Scenarios Around the Development
While the foundation is laid out, some issues might still exist. For instance, interoperability is critical for developing CBDCs and the financial industry. Interoperability refers to the ability of different systems, platforms, and applications to work together seamlessly without any compatibility issues or barriers.
In this context, interoperability is essential because it allows for the exchange of digital currencies across different platforms and networks. This means that users can seamlessly transfer funds between other wallets, payment systems, and even across different CBDCs issued by various central banks.
The lack of interoperability could result in silos of digital currencies, where users are limited to transacting within a specific network or platform. This would hinder the potential benefits such as faster and cheaper payments, financial inclusion, and enhanced security.
Lewis Sun, global head of domestic and emerging payments at HSBC, told BeInCrypto:
“Interoperability is key to realizing the potential of CBDCs to deliver real-time cross-border payments. While interest in CBDCs is growing, so is the risk of fragmentation as a widening range of technologies and standards is being experimented with.”
Digital Currencies May Lack a Key Ingredient
It is essential to note that these also pose certain risks and challenges, such as privacy concerns, cybersecurity risks, and potential disruption to the existing financial system. Therefore, careful consideration and analysis are necessary before implementing CBDCs. Nick Anthony, a policy analyst at the Cato Institute, regarding the ongoing situation commented:
“A CBDC could undermine both the foundation and future of financial markets by reducing credit availability, disintermediating banks, and challenging the rise of cryptocurrency.”
He further called it ‘the single largest assault’ on financial privacy since establishing the Bank Secrecy Act and the third-party doctrine.

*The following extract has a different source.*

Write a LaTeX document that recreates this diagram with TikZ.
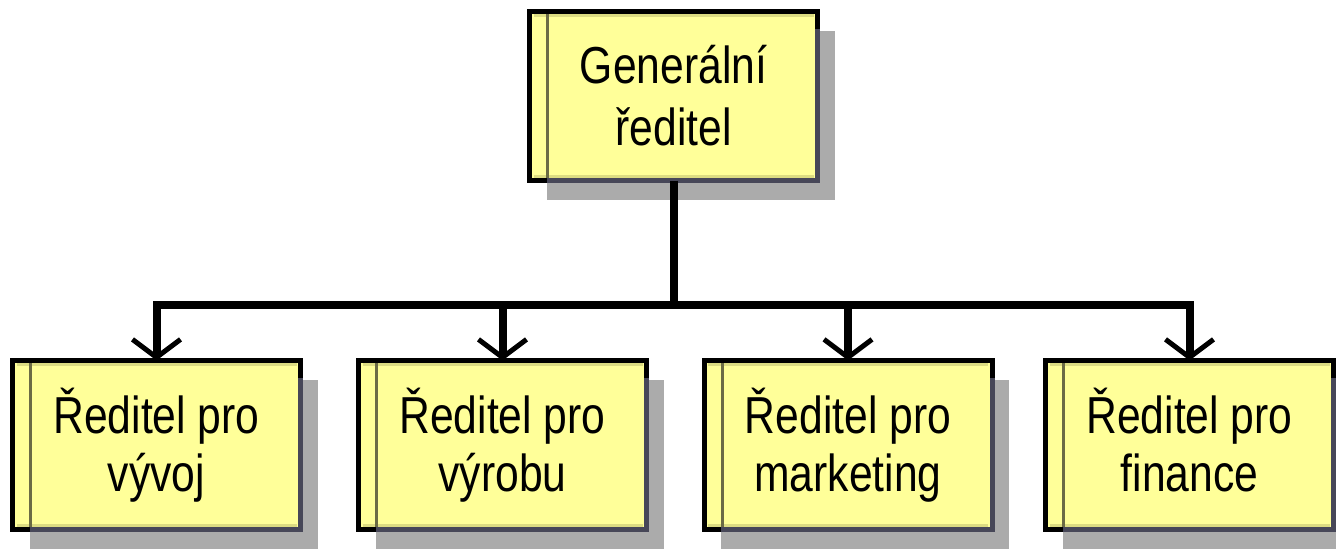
\documentclass[tikz,border=0pt]{standalone}
\usepackage{fontspec}
\setmainfont{Liberation Sans}[FakeStretch=0.82]
\usetikzlibrary{arrows.meta,shadows}
\definecolor{boxfill}{HTML}{FFFF99}
\definecolor{shadowgray}{HTML}{ABABAB}
\definecolor{edgedark}{HTML}{474758}
\definecolor{innerline}{HTML}{6B6B45}
\definecolor{innerband}{HTML}{DCDC82}
\begin{document}
\begin{tikzpicture}[x=1pt,y=-1pt,
  box/.style={draw=black, line width=5pt, fill=boxfill,
    minimum width=288pt, minimum height=169pt, inner sep=0pt, outer sep=0pt,
    align=center, font=\fontsize{52}{58}\selectfont,
    general shadow={fill=shadowgray, shadow xshift=17pt, shadow yshift=-19pt}},
  topbox/.style={box, font=\fontsize{52}{62}\selectfont},
  conn/.style={draw=black, line width=8pt},
  drop/.style={conn, -{Straight Barb[length=18pt, width=48pt, line width=5pt]}}]
\useasboundingbox (0,0) rectangle (1336,549);
\node[topbox] (top) at (673.5,96) {Generální\\ředitel};
\node[box] (b1) at (156.5,445) {Ředitel pro\\vývoj};
\node[box] (b2) at (502.5,445) {Ředitel pro\\výrobu};
\node[box] (b3) at (848,445) {Ředitel pro\\marketing};
\node[box] (b4) at (1189.5,445) {Ředitel pro\\finance\vphantom{y}};
\foreach \n in {top,b1,b2,b3,b4} {
  \draw[innerband, line width=3pt] ([xshift=4pt,yshift=-4pt]\n.north west) -- ([xshift=-4pt,yshift=-4pt]\n.north east);
  \draw[innerband, line width=3pt] ([xshift=4pt,yshift=4pt]\n.south west) -- ([xshift=-4pt,yshift=4pt]\n.south east);
  \draw[innerline, line width=3pt] ([xshift=18pt,yshift=-2.5pt]\n.north west) -- ([xshift=18pt,yshift=2.5pt]\n.south west);
  \draw[edgedark, line width=5pt] ([xshift=17pt]\n.south west) -- (\n.south east) -- ([yshift=-17pt]\n.north east);
}
\coordinate (bus) at (0,305);
\draw[conn] (top.south) -- (top.south |- bus);
\draw[conn, line cap=rect] (b1.north |- bus) -- (b4.north |- bus);
\foreach \n in {b1,b2,b3,b4} {
  \draw[drop] (\n.north |- bus) -- (\n.north);
}
\end{tikzpicture}
\end{document}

Remember, these digital forms of traditional currencies are issued and backed by central banks. While digital currencies have the potential to bring about many benefits, they also come with several potential disadvantages.
Concerns Around CBDC Innovation
Here are some of the main disadvantages of CBDCs:
- Security Risks: CBDCs could be vulnerable to security risks such as cyber-attacks, hacking, and theft. These risks could lead to the loss of funds for individuals and businesses and undermine the financial system’s stability.
- Privacy Concerns: CBDCs could also raise privacy concerns, as central banks would have access to detailed information about all transactions. This could compromise the privacy of individuals and businesses and raise concerns about government surveillance.
- Disintermediation of Banks: CBDCs could decrease demand for traditional bank deposits, as individuals and businesses could hold their funds directly with the central bank. This could undermine the role of banks in the financial system and lead to a concentration of power in the hands of central banks.
- Economic Disruption: CBDCs could also cause economic disruption, as they could undermine the profitability of banks and other financial institutions. This could lead to a contraction of credit and a reduction in economic activity.
- Technical Challenges: Implementing CBDCs could also pose technical challenges, as it would require significant investment in technology infrastructure and the development of new regulatory frameworks.
- Adoption Challenges: CBDCs could face challenges in adoption, particularly in countries where cash is still widely used and where there is limited access to digital technologies. This could exacerbate existing inequalities and exclude certain groups from the financial system.
It’s worth noting that some of these disadvantages are still speculative, and much will depend on the design and implementation. However, policymakers and stakeholders must consider these potential risks as they progress with such initiatives.